Set down each line of the data below exactly as it stands, dropping the pictures.

## Start DATA SHOWN

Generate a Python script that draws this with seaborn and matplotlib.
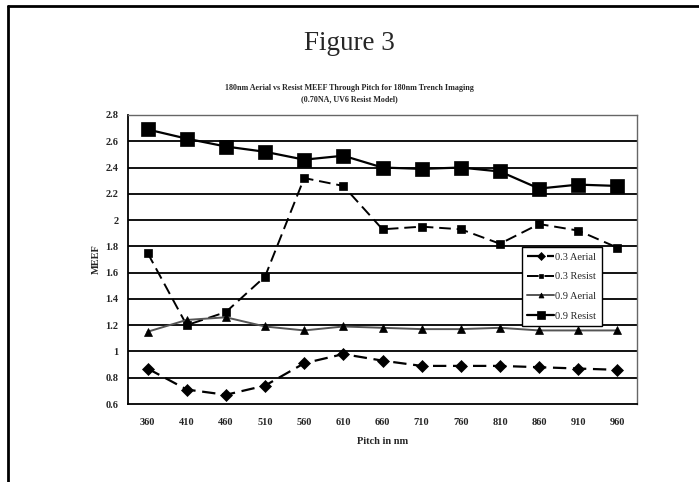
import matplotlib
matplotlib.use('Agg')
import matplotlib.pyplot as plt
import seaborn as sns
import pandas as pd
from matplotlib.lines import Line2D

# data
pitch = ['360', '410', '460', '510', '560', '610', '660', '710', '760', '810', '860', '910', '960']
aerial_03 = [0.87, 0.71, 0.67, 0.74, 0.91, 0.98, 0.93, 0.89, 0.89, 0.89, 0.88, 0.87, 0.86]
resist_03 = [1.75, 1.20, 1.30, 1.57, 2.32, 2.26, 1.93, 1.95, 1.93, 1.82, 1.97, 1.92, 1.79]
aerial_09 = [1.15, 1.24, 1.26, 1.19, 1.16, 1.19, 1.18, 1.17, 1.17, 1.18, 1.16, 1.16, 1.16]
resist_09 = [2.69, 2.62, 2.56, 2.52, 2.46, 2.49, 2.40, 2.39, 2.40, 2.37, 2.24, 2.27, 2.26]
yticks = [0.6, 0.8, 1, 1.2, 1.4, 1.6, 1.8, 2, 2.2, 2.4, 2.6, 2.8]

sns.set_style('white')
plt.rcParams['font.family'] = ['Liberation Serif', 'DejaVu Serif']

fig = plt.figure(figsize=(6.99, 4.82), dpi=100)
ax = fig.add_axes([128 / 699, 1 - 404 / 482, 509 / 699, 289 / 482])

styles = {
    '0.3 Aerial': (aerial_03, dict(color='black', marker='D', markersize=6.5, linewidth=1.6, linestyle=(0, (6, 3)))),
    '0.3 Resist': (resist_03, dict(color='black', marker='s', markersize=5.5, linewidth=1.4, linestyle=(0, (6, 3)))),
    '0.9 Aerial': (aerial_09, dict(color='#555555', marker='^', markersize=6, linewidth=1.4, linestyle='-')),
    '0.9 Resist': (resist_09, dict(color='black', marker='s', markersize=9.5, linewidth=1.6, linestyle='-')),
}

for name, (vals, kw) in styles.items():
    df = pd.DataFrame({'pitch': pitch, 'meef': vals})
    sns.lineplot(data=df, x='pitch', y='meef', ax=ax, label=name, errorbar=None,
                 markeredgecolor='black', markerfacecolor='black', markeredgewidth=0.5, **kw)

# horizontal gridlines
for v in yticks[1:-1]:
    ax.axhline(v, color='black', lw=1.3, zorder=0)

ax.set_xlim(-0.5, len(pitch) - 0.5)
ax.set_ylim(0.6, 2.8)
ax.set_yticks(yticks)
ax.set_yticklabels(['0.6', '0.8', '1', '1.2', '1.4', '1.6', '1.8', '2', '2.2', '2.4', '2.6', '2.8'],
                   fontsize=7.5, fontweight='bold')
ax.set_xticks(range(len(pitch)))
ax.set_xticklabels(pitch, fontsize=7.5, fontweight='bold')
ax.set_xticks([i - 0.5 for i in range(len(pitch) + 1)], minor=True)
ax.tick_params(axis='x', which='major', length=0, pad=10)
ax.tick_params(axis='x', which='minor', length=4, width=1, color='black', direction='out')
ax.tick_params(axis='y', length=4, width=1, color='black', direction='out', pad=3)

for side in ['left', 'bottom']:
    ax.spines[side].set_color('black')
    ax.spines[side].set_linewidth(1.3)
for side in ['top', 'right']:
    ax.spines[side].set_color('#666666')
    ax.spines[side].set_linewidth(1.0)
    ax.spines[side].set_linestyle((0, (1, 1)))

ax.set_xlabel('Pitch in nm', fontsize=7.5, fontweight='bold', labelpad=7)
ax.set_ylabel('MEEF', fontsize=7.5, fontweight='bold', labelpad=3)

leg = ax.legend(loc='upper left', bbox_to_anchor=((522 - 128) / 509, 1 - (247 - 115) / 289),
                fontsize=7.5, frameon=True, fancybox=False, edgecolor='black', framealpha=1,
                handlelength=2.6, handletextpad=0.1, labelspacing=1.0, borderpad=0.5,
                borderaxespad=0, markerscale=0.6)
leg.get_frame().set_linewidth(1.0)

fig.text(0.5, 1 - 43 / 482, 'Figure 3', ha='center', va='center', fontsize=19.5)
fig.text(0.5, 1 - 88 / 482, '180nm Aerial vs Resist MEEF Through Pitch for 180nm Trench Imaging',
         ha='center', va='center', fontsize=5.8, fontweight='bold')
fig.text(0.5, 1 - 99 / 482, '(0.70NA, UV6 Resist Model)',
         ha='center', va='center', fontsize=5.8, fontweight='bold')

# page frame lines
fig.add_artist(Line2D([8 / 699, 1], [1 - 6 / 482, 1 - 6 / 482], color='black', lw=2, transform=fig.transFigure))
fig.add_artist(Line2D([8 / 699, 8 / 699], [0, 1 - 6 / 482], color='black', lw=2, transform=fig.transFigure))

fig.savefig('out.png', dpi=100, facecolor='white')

## End DATA SHOWN

● SOLUTION:
Generate a Python script that draws this with seaborn and matplotlib.
import matplotlib
matplotlib.use('Agg')
import matplotlib.pyplot as plt
import seaborn as sns
import pandas as pd
from matplotlib.lines import Line2D

# data
pitch = ['360', '410', '460', '510', '560', '610', '660', '710', '760', '810', '860', '910', '960']
aerial_03 = [0.87, 0.71, 0.67, 0.74, 0.91, 0.98, 0.93, 0.89, 0.89, 0.89, 0.88, 0.87, 0.86]
resist_03 = [1.75, 1.20, 1.30, 1.57, 2.32, 2.26, 1.93, 1.95, 1.93, 1.82, 1.97, 1.92, 1.79]
aerial_09 = [1.15, 1.24, 1.26, 1.19, 1.16, 1.19, 1.18, 1.17, 1.17, 1.18, 1.16, 1.16, 1.16]
resist_09 = [2.69, 2.62, 2.56, 2.52, 2.46, 2.49, 2.40, 2.39, 2.40, 2.37, 2.24, 2.27, 2.26]
yticks = [0.6, 0.8, 1, 1.2, 1.4, 1.6, 1.8, 2, 2.2, 2.4, 2.6, 2.8]

sns.set_style('white')
plt.rcParams['font.family'] = ['Liberation Serif', 'DejaVu Serif']

fig = plt.figure(figsize=(6.99, 4.82), dpi=100)
ax = fig.add_axes([128 / 699, 1 - 404 / 482, 509 / 699, 289 / 482])

styles = {
    '0.3 Aerial': (aerial_03, dict(color='black', marker='D', markersize=6.5, linewidth=1.6, linestyle=(0, (6, 3)))),
    '0.3 Resist': (resist_03, dict(color='black', marker='s', markersize=5.5, linewidth=1.4, linestyle=(0, (6, 3)))),
    '0.9 Aerial': (aerial_09, dict(color='#555555', marker='^', markersize=6, linewidth=1.4, linestyle='-')),
    '0.9 Resist': (resist_09, dict(color='black', marker='s', markersize=9.5, linewidth=1.6, linestyle='-')),
}

for name, (vals, kw) in styles.items():
    df = pd.DataFrame({'pitch': pitch, 'meef': vals})
    sns.lineplot(data=df, x='pitch', y='meef', ax=ax, label=name, errorbar=None,
                 markeredgecolor='black', markerfacecolor='black', markeredgewidth=0.5, **kw)

# horizontal gridlines
for v in yticks[1:-1]:
    ax.axhline(v, color='black', lw=1.3, zorder=0)

ax.set_xlim(-0.5, len(pitch) - 0.5)
ax.set_ylim(0.6, 2.8)
ax.set_yticks(yticks)
ax.set_yticklabels(['0.6', '0.8', '1', '1.2', '1.4', '1.6', '1.8', '2', '2.2', '2.4', '2.6', '2.8'],
                   fontsize=7.5, fontweight='bold')
ax.set_xticks(range(len(pitch)))
ax.set_xticklabels(pitch, fontsize=7.5, fontweight='bold')
ax.set_xticks([i - 0.5 for i in range(len(pitch) + 1)], minor=True)
ax.tick_params(axis='x', which='major', length=0, pad=10)
ax.tick_params(axis='x', which='minor', length=4, width=1, color='black', direction='out')
ax.tick_params(axis='y', length=4, width=1, color='black', direction='out', pad=3)

for side in ['left', 'bottom']:
    ax.spines[side].set_color('black')
    ax.spines[side].set_linewidth(1.3)
for side in ['top', 'right']:
    ax.spines[side].set_color('#666666')
    ax.spines[side].set_linewidth(1.0)
    ax.spines[side].set_linestyle((0, (1, 1)))

ax.set_xlabel('Pitch in nm', fontsize=7.5, fontweight='bold', labelpad=7)
ax.set_ylabel('MEEF', fontsize=7.5, fontweight='bold', labelpad=3)

leg = ax.legend(loc='upper left', bbox_to_anchor=((522 - 128) / 509, 1 - (247 - 115) / 289),
                fontsize=7.5, frameon=True, fancybox=False, edgecolor='black', framealpha=1,
                handlelength=2.6, handletextpad=0.1, labelspacing=1.0, borderpad=0.5,
                borderaxespad=0, markerscale=0.6)
leg.get_frame().set_linewidth(1.0)

fig.text(0.5, 1 - 43 / 482, 'Figure 3', ha='center', va='center', fontsize=19.5)
fig.text(0.5, 1 - 88 / 482, '180nm Aerial vs Resist MEEF Through Pitch for 180nm Trench Imaging',
         ha='center', va='center', fontsize=5.8, fontweight='bold')
fig.text(0.5, 1 - 99 / 482, '(0.70NA, UV6 Resist Model)',
         ha='center', va='center', fontsize=5.8, fontweight='bold')

# page frame lines
fig.add_artist(Line2D([8 / 699, 1], [1 - 6 / 482, 1 - 6 / 482], color='black', lw=2, transform=fig.transFigure))
fig.add_artist(Line2D([8 / 699, 8 / 699], [0, 1 - 6 / 482], color='black', lw=2, transform=fig.transFigure))

fig.savefig('out.png', dpi=100, facecolor='white')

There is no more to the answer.